A first anvil 74 is mounted to the housing of the machine at the base of the infeed spout 73. In the embodiment of FIG. 11 the anvil 74 is oriented substantially along a radius of the disc and thus would have teeth and slots shaped substantially as shown in FIGS. 1A, 1B, and 2. The slots formed in the anvil 74 are positioned to accommodate the hammers 72 which pass through the slots to shred and shard the wood as previously described.

A second anvil 76 is positioned along one side of the infeed spout 73 and is oriented substantially perpendicular to a radius of the disc 71. As with the anvil 74 the slots and teeth formed in the anvil 76 are positioned and oriented to accommodate the movement of the hammer 72 past the anvil 76 and through the slots formed therein. With the embodiment of FIG. 11 as wood in the form of limbs or otherwise, is fed into the infeed spout 73 it is engaged by the hammer 72 which tears and cuts the wood against both the radially oriented anvil 74 and the perpendicularly oriented anvil 76. The efficiency of the pulverization process is thus enhanced by the addition of a second anvil oriented at right angles with respect to the first anvil.

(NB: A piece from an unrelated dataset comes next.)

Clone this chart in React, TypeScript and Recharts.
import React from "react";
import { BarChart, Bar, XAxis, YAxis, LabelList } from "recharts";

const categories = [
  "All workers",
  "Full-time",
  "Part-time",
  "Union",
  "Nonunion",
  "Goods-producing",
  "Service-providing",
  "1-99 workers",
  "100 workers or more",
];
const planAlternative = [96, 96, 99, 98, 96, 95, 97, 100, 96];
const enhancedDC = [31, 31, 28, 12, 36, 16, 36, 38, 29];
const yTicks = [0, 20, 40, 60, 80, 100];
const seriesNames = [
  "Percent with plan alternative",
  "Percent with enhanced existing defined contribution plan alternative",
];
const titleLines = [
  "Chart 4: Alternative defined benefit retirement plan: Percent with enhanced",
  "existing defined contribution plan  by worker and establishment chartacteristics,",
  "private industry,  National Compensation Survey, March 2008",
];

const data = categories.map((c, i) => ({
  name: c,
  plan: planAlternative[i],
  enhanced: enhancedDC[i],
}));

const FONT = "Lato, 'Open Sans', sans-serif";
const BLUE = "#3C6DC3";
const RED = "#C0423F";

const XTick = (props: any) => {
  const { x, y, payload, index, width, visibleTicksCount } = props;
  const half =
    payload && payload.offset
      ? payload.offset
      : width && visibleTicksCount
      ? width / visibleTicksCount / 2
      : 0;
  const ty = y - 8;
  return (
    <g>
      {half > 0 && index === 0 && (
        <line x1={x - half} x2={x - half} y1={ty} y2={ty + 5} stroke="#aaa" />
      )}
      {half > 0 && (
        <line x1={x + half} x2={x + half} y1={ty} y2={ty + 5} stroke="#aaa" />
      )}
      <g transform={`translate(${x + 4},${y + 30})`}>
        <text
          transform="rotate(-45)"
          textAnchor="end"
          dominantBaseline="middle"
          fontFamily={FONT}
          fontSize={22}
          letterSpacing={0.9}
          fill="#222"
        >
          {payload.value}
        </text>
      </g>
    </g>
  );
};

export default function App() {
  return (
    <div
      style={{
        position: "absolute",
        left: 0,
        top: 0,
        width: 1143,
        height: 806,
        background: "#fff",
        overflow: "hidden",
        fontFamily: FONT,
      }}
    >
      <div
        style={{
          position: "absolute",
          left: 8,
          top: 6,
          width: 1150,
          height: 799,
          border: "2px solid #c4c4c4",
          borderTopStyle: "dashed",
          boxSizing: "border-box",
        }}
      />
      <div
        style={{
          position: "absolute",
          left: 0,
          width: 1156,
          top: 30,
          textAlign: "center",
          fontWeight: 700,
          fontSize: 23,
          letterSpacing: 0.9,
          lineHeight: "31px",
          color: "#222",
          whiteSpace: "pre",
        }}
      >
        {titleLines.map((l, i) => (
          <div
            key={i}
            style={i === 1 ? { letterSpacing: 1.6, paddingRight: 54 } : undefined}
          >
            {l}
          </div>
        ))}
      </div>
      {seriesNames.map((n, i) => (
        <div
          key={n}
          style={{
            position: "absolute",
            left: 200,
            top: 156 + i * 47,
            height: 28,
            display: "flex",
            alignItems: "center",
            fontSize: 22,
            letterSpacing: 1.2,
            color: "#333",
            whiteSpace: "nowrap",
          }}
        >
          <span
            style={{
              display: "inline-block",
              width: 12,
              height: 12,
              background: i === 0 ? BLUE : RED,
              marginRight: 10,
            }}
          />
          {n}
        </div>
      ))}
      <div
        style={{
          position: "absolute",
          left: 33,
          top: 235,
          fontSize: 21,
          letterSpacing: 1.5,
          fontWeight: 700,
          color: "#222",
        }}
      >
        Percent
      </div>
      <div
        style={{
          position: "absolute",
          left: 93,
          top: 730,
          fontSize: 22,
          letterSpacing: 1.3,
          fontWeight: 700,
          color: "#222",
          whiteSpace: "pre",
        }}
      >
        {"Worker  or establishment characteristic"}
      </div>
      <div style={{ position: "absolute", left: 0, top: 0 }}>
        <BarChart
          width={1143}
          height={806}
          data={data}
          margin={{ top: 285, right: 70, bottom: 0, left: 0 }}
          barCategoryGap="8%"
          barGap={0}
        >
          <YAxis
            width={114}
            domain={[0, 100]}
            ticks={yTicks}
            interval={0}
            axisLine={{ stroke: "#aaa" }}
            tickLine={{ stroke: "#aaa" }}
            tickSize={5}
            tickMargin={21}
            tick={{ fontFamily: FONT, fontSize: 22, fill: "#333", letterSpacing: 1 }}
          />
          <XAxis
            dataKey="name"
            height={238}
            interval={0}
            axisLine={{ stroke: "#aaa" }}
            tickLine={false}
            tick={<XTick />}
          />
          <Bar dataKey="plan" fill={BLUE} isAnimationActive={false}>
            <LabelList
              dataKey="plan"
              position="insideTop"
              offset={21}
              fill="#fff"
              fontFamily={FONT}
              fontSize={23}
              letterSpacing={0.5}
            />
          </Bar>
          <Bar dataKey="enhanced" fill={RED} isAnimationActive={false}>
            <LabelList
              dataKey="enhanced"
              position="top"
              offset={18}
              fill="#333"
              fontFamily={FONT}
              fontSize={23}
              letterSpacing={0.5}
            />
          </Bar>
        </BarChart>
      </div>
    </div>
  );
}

Clearly, a third anvil could also be added along the other side of the inlet spout 73 and other anvils could be added as desired around the periphery of the rotating disc 71 to further tear and shard the wood as it is carried about the disc.

The invention has been described herein in terms of preferred embodiments. It will be obvious to those of skill in the art, however, that various modifications, additions, and deletions might well be made to the embodiments illustrated herein without departing from the spirit and scope of the invention as set forth in the claims.